She managed to get living-in work as a charwoman for Mrs Forsyth in Keppel Street, who treated her humanely and gave her a good reference.

The Anti-Slavery Society offered money to John Wood to release Mary so that she could return to her husband in Antigua without becoming enslaved again. Not only did he refuse but he ordered the eviction of her husband, and informed him falsely that Mary had taken up with another man.

Another former slave, Olaudah Equiano (1745-1797) wrote of his sufferings, which paved the way for abolition, while living at 73 Riding House Street, where he is commemorated by a green plaque.

When the slave trade in Britain was finally abolished in stages from 1833 it was not the slaves who received compensation for past mistreatment (indeed they continued as unpaid labour until 1838), but the slave owners who were generously recompensed for loss of their “property”.

Several of these lived in and around Fitzrovia.

Louisa Maltby (1769-1841) of 23 Charlotte Street, for instance, received two payments of £3,333 and £1,686 in 1836 for her 273 slaves in Grenada.
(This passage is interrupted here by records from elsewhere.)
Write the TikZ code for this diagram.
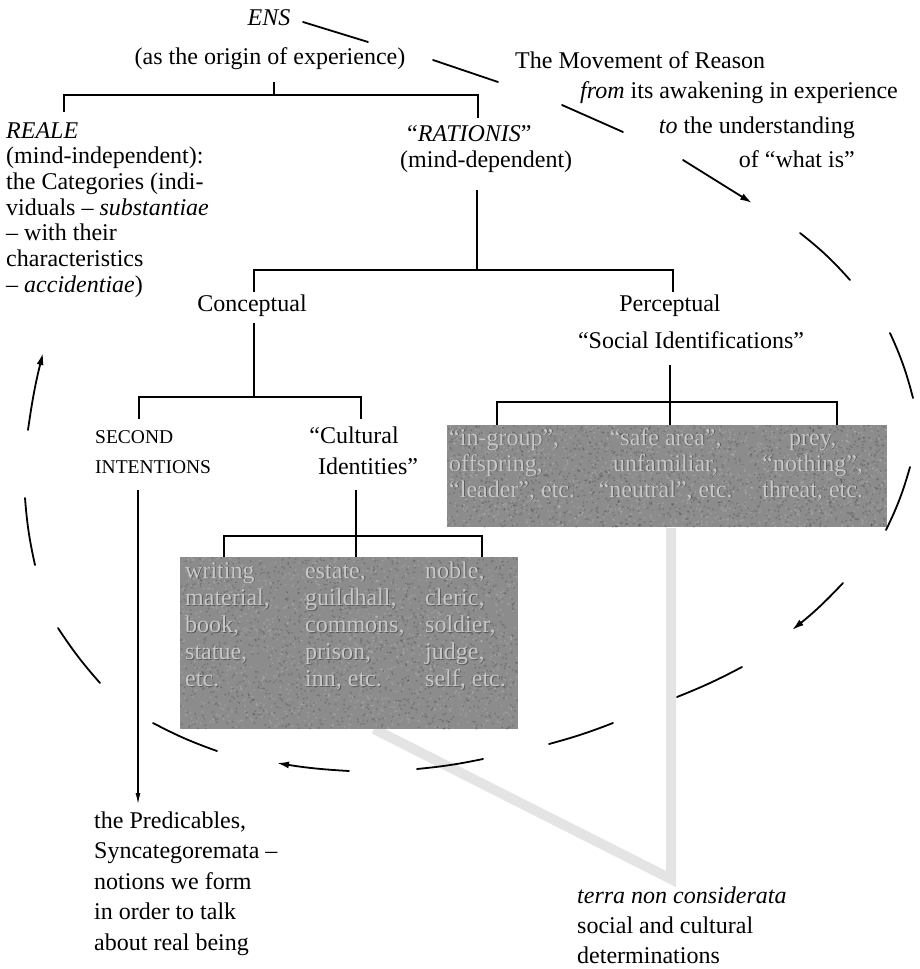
\documentclass[tikz,border=0pt]{standalone}
\usepackage{fontspec}
\setmainfont{Liberation Serif}
\usetikzlibrary{arrows.meta}

\definecolor{boxgrey}{RGB}{140,140,140}
\definecolor{boxtext}{RGB}{200,200,200}
\definecolor{boxshade}{RGB}{88,88,88}
\definecolor{ridgegrey}{RGB}{228,228,228}

% a block of lines whose baseline is that of its first line
\newcommand\block[2]{\vtop{\baselineskip=#1\relax\lineskiplimit=-60pt\relax #2}}
% one centred line inside a block
\newcommand\midline[1]{\hbox to 0pt{\hss#1\hss}}
% light lettering with a dark shadow, as on the shaded panels
\newcommand\emb[1]{\leavevmode\rlap{\kern0.9pt\raisebox{-0.9pt}{\textcolor{boxshade}{#1}}}#1}

% speckle a rectangular panel
\newcommand\grain[4]{%
  \foreach \i in {1,...,1400}{%
    \pgfmathsetmacro\px{#1+#3*rnd}%
    \pgfmathsetmacro\py{#2+#4*rnd}%
    \fill[black, opacity=0.16] (\px,\py) circle[radius=1.1pt];
    \pgfmathsetmacro\qx{#1+#3*rnd}%
    \pgfmathsetmacro\qy{#2+#4*rnd}%
    \fill[white, opacity=0.14] (\qx,\qy) circle[radius=1.1pt];
  }}

\begin{document}
\begin{tikzpicture}[
  x=1pt, y=-1pt,
  txt/.style={inner sep=0pt, font=\fontsize{24}{26}\selectfont},
  lft/.style={txt, anchor=base west},
  rgt/.style={txt, anchor=base east},
  ctr/.style={txt, anchor=base},
  tree/.style={line width=1.3pt},
  loop/.style={line width=1.8pt, line cap=round},
  looparrow/.style={loop, -{Latex[length=12pt,width=7pt]}},
  greybox/.style={fill=boxgrey, draw=none, inner sep=0pt, anchor=north west},
  boxtxt/.style={lft, text=boxtext},
  ridge/.style={line width=10pt, ridgegrey, line join=miter},
]
\useasboundingbox (0,0) rectangle (920,969);
\pgfmathsetseed{4711}

% ---------- grey ridge (drawn underneath) ----------
\coordinate (tnc) at (671,879);
\draw[ridge] (374,729) -- (tnc) -- (671,528);

% ---------- shaded panels ----------
\node[greybox, minimum width=440pt, minimum height=102pt] (pbox) at (447,425) {};
\node[greybox, minimum width=338pt, minimum height=172pt] (cbox) at (180,557) {};
\begin{scope}
  \clip (pbox.north west) rectangle (pbox.south east);
  \grain{447}{425}{440}{102}
\end{scope}
\begin{scope}
  \clip (cbox.north west) rectangle (cbox.south east);
  \grain{180}{557}{338}{172}
\end{scope}

% ---------- texts ----------
\node[ctr] (ens) at (269,25) {\textit{ENS}};
\node[ctr] (origin) at (270,64) {(as the origin of experience)};

\node[lft] (mov1) at (515,68) {The Movement of Reason};
\node[lft] (mov2) at (580,98) {\textit{from} its awakening in experience};
\node[rgt] (mov3) at (855,133) {\textit{to} the understanding};
\node[rgt] (mov4) at (855,167) {of “what is”};

\node[lft] (reale) at (6,138) {\block{25.7pt}{%
  \hbox{\textit{REALE}}
  \hbox{(mind-independent):}
  \hbox{the Categories (indi-}
  \hbox{viduals – \textit{substantiae}}
  \hbox{– with their}
  \hbox{characteristics}
  \hbox{– \textit{accidentiae})}}};

\node[lft] (rat) at (407,141) {“\textit{RATIONIS}”};
\node[lft] (mdep) at (400,167) {(mind-dependent)};

\node[ctr] (conc) at (252,311) {Conceptual};
\node[ctr] (perc) at (670,311) {Perceptual};
\node[ctr] (socid) at (691,348) {“Social Identifications”};

\node[lft, font=\fontsize{19.5}{26}\selectfont] (sec) at (95,443)
  {\block{30pt}{\hbox{SECOND}\hbox{INTENTIONS}}};
\node[ctr] (cult1) at (354,443) {“Cultural};
\node[ctr] (cult2) at (368,474) {Identities”};

% perceptual panel contents
\node[boxtxt] (p1) at (449,445) {\block{26pt}{%
  \hbox{\emb{“in-group”,}}\hbox{\emb{offspring,}}\hbox{\emb{“leader”, etc.}}}};
\node[boxtxt] (p2) at (665,445) {\block{26pt}{%
  \midline{\emb{“safe area”,}}\midline{\emb{unfamiliar,}}\midline{\emb{“neutral”, etc.}}}};
\node[boxtxt] (p3) at (812,445) {\block{26pt}{%
  \midline{\emb{prey,}}\midline{\emb{“nothing”,}}\midline{\emb{threat, etc.}}}};

% cultural panel contents
\node[boxtxt] (c1) at (185,578) {\block{27.2pt}{%
  \hbox{\emb{writing}}\hbox{\emb{material,}}\hbox{\emb{book,}}\hbox{\emb{statue,}}\hbox{\emb{etc.}}}};
\node[boxtxt] (c2) at (305,578) {\block{27.2pt}{%
  \hbox{\emb{estate,}}\hbox{\emb{guildhall,}}\hbox{\emb{commons,}}\hbox{\emb{prison,}}\hbox{\emb{inn, etc.}}}};
\node[boxtxt] (c3) at (425,578) {\block{27.2pt}{%
  \hbox{\emb{noble,}}\hbox{\emb{cleric,}}\hbox{\emb{soldier,}}\hbox{\emb{judge,}}\hbox{\emb{self, etc.}}}};

\node[lft] (pred) at (94,828) {\block{30.5pt}{%
  \hbox{the Predicables,}
  \hbox{Syncategoremata –}
  \hbox{notions we form}
  \hbox{in order to talk}
  \hbox{about real being}}};

\node[lft] (terra) at (577,903) {\block{30pt}{%
  \hbox{\textit{terra non considerata}}
  \hbox{social and cultural}
  \hbox{determinations}}};

% ---------- tree connectors ----------
% ENS
\coordinate (ensStem) at (274,82);
\coordinate (ensBar) at (274,95);
\coordinate (realeTop) at (64,112);
\coordinate (ratTop) at (478,118);
\draw[tree] (ensStem) -- (ensBar);
\draw[tree] (realeTop) -- (realeTop |- ensBar) -- (ratTop |- ensBar) -- (ratTop);

% RATIONIS
\coordinate (ratStem) at (477,190);
\coordinate (ratBar) at (477,270);
\coordinate (concTop) at (254,292);
\coordinate (percTop) at (673,292);
\draw[tree] (ratStem) -- (ratBar);
\draw[tree] (concTop) -- (concTop |- ratBar) -- (percTop |- ratBar) -- (percTop);

% Conceptual
\coordinate (concStem) at (254,323);
\coordinate (concBar) at (254,397);
\coordinate (secTop) at (139,419);
\coordinate (cultTop) at (361,419);
\draw[tree] (concStem) -- (concBar);
\draw[tree] (secTop) -- (secTop |- concBar) -- (cultTop |- concBar) -- (cultTop);

% Cultural Identities
\coordinate (cultStem) at (356,490);
\coordinate (cultBar) at (356,536);
\coordinate (cA) at (224,536);
\coordinate (cC) at (482,536);
\draw[tree] (cultStem) -- (cultBar) -- (cultBar |- cbox.north);
\draw[tree] (cA |- cbox.north) -- (cA) -- (cC) -- (cC |- cbox.north);

% Social Identifications
\coordinate (socStem) at (670,365);
\coordinate (socBar) at (670,402);
\coordinate (sA) at (497,402);
\coordinate (sC) at (837,402);
\draw[tree] (socStem) -- (socBar) -- (socBar |- pbox.north);
\draw[tree] (sA |- pbox.north) -- (sA) -- (sC) -- (sC |- pbox.north);

% Second intentions -> Predicables
\coordinate (secStem) at (138,490);
\coordinate (secEnd) at (138,804);
\draw[line width=1.1pt, -{Latex[length=11pt,width=5pt]}] (secStem) -- (secEnd);

% ---------- the movement of reason (broken loop) ----------
\draw[loop] (303,22) -- (368,42);
\draw[loop] (433,60) -- (498,82);
\draw[loop] (562,105) -- (623,132);
\draw[looparrow] (683,160) -- (752,203);
\draw[loop] (800,233) to[bend left=5] (850,280);
\draw[loop] (890,333) to[bend left=5] (913,398);
\draw[loop] (910,467) to[bend left=5] (886,530);
\draw[looparrow] (843,583) to[bend left=4] (792,630);
\draw[loop] (742,667) to[bend left=3] (677,697);
\draw[loop] (613,723) to[bend left=3] (549,744);
\draw[loop] (483,759) to[bend left=3] (417,769);
\draw[looparrow] (349,771) to[bend left=3] (277,763);
\draw[loop] (217,751) to[bend left=4] (153,723);
\draw[loop] (100,683) to[bend left=4] (58,628);
\draw[loop] (35,565) to[bend left=4] (25,498);
\draw[looparrow] (28,430) to[bend left=3] (43,353);

\end{tikzpicture}
\end{document}
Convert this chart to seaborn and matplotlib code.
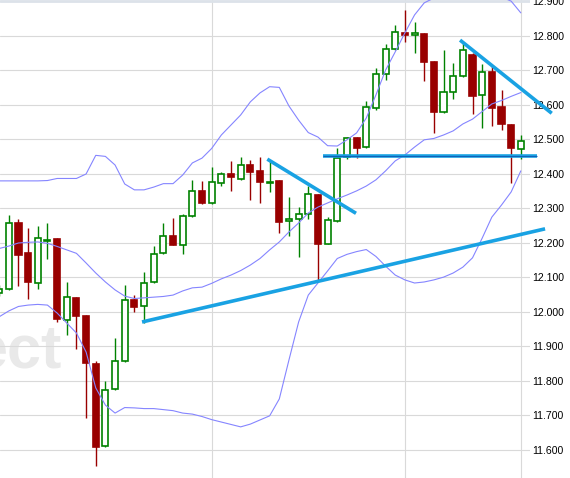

Earlier she had lived at 44 Charlotte Street from 1819 to 1829 with her husband Rowland (who had been an agent for a mistress of the Duke of York during a royal scandal in 1809).

Eliza Parker (1775-1858) of 36 Portland Place (by the corner of New Cavendish Street) owned a large slave plantation in Jamaica and had an 18-year-old youth hanged for stealing a teapot from her in Portland Place in 1824. She later moved to 6 Albany Terrace, Marylebone Road (opposite where Great Portland Street station now is).

George Pennant (1760-1840) of 56 Portland Place was paid £15,000 in 1835 for 764 slaves in Jamaica. He also inherited Penrhyn Castle in North Wales.

But the biggest beneficiary was George Hibbert (1757-1837), also of Portland Place, who received £38,603 (a massive fortune in those days) for his 1,618 slaves in Jamaica. His mansion in Portland Place housed his 14 children, and his collection of priceless books (such as a bible signed by Martin Luther) and paintings (including Rembrandt, Rubens, and Leonardo da Vinci).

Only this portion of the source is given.